Code that draws figures:
--------------------------------------------------

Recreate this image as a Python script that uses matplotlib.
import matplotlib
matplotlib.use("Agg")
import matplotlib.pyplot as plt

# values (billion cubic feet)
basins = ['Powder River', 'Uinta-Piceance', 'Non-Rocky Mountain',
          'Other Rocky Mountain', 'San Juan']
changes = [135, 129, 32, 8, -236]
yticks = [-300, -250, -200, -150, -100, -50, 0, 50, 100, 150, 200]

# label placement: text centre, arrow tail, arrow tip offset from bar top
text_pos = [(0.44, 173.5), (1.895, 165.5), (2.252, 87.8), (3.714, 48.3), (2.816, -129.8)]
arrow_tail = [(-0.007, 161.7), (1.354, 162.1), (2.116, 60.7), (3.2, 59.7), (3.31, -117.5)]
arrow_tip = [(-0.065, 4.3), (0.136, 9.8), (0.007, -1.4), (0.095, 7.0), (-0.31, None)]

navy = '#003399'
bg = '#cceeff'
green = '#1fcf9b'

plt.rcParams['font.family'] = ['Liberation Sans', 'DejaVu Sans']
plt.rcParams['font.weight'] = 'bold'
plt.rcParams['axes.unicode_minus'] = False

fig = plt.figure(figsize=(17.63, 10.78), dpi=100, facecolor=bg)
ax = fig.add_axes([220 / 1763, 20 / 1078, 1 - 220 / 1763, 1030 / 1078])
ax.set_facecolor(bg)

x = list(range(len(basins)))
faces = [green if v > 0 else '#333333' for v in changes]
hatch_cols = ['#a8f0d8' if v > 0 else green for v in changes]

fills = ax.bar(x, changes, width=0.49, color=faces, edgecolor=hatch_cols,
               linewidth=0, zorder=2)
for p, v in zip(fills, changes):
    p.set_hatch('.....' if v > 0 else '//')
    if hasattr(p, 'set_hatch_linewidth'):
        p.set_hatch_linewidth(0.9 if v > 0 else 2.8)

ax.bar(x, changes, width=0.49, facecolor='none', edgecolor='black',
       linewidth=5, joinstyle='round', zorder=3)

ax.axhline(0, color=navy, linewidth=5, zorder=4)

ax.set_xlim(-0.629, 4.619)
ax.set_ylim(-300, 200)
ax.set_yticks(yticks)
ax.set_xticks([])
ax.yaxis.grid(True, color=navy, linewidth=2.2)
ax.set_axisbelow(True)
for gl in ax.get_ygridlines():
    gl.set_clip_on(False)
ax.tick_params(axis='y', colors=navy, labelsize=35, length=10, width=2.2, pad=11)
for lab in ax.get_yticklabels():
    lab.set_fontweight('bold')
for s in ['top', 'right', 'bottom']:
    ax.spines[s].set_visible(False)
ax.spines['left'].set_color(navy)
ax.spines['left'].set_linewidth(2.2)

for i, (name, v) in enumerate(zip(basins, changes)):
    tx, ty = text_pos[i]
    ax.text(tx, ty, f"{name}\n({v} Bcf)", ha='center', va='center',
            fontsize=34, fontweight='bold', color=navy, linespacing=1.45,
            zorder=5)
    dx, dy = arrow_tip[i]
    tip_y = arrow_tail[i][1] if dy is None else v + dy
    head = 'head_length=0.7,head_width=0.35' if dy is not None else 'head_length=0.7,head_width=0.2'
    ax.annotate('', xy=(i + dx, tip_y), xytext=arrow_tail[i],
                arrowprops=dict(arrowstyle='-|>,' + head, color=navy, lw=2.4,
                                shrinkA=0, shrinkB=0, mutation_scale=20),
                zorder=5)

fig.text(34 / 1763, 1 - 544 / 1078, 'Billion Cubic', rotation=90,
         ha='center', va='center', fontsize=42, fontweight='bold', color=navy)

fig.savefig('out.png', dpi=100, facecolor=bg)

--------------------------------------------------

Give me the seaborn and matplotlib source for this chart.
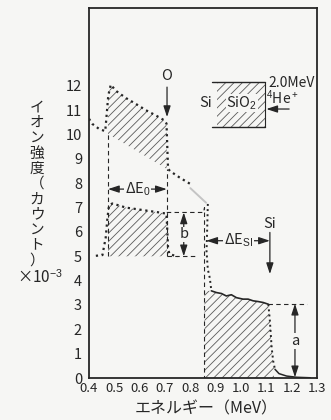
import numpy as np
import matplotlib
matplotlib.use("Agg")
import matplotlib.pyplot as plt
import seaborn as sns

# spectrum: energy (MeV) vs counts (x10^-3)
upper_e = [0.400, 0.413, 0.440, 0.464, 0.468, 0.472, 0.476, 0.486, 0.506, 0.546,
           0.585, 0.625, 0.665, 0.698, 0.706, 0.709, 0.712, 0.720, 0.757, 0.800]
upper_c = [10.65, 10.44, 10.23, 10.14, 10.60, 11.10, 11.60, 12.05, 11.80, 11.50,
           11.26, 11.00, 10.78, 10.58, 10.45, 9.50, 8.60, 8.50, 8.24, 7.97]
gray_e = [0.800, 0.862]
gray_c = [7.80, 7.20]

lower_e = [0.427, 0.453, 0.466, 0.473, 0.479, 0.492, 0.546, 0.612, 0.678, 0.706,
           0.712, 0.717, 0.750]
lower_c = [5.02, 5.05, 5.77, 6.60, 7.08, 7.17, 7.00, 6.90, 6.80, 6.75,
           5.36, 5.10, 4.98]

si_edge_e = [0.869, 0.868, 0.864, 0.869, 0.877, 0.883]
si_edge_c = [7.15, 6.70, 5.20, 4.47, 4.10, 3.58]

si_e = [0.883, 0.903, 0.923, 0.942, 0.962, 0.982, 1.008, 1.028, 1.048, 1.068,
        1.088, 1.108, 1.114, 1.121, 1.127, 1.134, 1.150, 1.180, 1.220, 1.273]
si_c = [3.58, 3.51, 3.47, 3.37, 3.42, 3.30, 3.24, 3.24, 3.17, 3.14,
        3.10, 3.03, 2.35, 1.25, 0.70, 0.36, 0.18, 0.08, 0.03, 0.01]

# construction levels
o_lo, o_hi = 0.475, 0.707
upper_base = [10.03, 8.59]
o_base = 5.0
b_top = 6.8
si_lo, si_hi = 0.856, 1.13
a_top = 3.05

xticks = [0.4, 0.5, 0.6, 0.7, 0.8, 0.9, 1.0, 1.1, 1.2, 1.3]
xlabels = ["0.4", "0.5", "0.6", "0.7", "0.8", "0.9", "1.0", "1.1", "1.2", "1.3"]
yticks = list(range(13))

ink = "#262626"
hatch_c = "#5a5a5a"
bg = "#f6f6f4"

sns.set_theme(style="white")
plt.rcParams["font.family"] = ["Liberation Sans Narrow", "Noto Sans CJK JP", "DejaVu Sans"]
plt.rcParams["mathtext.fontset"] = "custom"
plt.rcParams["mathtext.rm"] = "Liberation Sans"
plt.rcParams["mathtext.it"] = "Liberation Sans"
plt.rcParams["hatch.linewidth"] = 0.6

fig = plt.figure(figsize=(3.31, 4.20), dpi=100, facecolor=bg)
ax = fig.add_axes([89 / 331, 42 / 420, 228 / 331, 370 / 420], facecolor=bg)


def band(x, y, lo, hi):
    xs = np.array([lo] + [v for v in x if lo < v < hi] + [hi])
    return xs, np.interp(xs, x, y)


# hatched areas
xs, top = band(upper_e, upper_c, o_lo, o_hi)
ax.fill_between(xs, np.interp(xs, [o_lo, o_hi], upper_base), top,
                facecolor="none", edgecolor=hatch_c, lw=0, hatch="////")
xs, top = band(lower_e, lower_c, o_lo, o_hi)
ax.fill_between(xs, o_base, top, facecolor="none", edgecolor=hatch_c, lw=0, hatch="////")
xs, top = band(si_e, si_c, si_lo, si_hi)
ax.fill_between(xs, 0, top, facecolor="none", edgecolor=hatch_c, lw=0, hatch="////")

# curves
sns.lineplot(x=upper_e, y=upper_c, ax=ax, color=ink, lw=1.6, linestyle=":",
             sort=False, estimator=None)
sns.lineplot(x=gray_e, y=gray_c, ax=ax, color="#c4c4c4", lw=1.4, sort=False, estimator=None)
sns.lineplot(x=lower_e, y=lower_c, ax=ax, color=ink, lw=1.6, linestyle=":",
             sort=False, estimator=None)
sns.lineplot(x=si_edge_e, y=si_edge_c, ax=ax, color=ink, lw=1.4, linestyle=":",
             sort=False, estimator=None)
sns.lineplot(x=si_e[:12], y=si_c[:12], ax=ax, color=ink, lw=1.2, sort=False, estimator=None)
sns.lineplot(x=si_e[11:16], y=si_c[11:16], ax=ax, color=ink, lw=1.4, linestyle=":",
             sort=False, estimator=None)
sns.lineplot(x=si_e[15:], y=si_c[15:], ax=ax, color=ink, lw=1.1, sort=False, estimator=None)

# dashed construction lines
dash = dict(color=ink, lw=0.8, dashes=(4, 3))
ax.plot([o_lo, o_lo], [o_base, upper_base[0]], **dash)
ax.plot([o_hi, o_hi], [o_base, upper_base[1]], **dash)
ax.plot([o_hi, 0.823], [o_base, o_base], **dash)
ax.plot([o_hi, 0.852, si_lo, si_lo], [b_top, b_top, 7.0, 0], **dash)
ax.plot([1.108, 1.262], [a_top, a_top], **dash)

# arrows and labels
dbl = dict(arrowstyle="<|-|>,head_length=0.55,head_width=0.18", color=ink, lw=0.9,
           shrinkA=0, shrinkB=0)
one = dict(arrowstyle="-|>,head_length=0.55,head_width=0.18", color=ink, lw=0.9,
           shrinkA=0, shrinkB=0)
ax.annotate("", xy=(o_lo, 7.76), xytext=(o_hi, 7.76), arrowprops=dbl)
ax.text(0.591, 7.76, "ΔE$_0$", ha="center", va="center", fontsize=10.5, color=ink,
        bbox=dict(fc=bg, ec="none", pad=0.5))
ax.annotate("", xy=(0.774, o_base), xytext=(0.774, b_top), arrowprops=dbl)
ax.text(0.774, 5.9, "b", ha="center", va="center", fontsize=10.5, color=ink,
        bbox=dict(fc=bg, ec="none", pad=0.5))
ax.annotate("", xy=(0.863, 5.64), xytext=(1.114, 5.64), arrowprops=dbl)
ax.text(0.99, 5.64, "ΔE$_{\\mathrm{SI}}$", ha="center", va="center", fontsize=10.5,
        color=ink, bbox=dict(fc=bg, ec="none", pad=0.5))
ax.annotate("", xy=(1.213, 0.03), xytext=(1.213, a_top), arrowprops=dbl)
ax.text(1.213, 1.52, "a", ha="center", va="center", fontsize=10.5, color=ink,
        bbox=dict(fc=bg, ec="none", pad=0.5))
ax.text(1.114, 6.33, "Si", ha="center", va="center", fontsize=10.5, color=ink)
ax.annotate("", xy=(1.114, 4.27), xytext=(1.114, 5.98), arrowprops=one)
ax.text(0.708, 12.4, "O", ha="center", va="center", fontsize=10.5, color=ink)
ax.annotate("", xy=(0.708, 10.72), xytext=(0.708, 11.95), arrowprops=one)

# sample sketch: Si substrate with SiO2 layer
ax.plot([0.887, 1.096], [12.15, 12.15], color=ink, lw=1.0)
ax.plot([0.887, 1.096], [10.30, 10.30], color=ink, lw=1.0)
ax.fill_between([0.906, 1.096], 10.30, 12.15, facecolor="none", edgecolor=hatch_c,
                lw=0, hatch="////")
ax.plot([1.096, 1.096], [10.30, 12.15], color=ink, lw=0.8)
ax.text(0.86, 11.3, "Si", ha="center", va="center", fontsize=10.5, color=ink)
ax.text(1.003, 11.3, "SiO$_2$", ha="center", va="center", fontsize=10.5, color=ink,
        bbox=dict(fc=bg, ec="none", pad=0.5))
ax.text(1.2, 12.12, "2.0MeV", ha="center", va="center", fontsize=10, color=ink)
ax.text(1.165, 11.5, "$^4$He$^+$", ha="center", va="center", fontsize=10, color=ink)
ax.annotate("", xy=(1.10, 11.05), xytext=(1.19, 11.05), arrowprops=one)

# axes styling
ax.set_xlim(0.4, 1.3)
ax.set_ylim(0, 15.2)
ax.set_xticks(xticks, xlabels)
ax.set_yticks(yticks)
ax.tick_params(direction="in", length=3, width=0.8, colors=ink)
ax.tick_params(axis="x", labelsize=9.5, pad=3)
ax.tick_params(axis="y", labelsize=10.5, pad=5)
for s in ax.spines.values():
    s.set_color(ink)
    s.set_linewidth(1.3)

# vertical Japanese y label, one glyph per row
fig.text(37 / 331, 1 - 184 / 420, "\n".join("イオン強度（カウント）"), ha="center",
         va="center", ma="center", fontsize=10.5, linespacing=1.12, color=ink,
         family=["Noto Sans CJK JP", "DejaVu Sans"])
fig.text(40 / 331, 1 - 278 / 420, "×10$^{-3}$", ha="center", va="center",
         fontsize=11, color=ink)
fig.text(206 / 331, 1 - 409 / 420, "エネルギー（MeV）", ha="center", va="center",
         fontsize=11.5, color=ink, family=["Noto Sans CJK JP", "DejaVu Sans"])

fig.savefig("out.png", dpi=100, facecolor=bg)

--------------------------------------------------

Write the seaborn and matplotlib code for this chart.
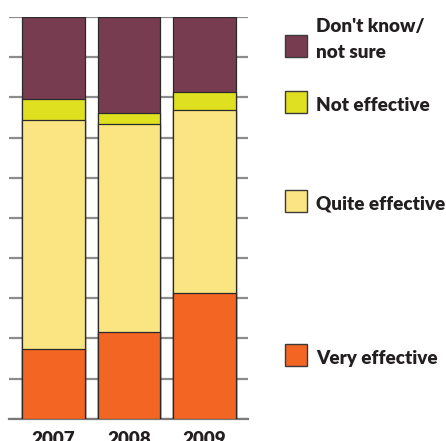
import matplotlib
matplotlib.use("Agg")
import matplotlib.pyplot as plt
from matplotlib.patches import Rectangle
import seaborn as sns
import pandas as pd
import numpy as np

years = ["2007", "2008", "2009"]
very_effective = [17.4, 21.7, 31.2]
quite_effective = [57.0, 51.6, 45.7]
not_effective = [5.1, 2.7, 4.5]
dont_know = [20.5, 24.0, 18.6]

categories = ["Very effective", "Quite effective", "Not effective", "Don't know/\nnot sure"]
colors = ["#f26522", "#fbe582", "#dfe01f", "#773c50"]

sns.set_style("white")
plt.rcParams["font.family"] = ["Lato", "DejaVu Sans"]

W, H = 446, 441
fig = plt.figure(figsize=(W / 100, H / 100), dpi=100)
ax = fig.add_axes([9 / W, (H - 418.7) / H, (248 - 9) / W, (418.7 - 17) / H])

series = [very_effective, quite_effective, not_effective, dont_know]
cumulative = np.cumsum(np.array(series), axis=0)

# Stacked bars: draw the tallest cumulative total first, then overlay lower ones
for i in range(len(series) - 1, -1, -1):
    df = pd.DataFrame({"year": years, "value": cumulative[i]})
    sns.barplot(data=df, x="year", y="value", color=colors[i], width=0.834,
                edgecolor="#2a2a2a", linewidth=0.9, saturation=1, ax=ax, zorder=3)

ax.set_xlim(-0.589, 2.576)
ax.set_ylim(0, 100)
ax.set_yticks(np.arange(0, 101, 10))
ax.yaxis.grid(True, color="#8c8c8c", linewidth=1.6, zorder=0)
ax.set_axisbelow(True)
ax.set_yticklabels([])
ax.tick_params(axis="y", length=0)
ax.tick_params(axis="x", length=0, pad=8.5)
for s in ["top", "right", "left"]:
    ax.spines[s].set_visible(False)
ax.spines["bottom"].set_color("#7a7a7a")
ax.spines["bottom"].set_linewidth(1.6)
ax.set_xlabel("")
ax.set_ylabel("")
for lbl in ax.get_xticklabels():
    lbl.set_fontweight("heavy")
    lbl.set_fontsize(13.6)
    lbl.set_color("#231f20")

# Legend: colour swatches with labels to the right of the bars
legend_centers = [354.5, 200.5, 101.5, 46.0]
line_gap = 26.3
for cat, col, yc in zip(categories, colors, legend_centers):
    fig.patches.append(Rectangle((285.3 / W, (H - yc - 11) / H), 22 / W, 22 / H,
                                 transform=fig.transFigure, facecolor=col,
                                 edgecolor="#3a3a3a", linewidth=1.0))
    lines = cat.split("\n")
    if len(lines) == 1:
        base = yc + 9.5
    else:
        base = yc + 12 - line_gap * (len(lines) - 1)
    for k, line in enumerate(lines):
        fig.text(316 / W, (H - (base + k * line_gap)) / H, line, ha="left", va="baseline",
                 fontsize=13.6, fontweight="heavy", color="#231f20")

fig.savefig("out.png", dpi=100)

--------------------------------------------------

■ WHAT YOU NEED TO DO ■
Reply with the number of lines in the data that include the string "this" and nothing else.

■ SOLVED EXERCISE ■
3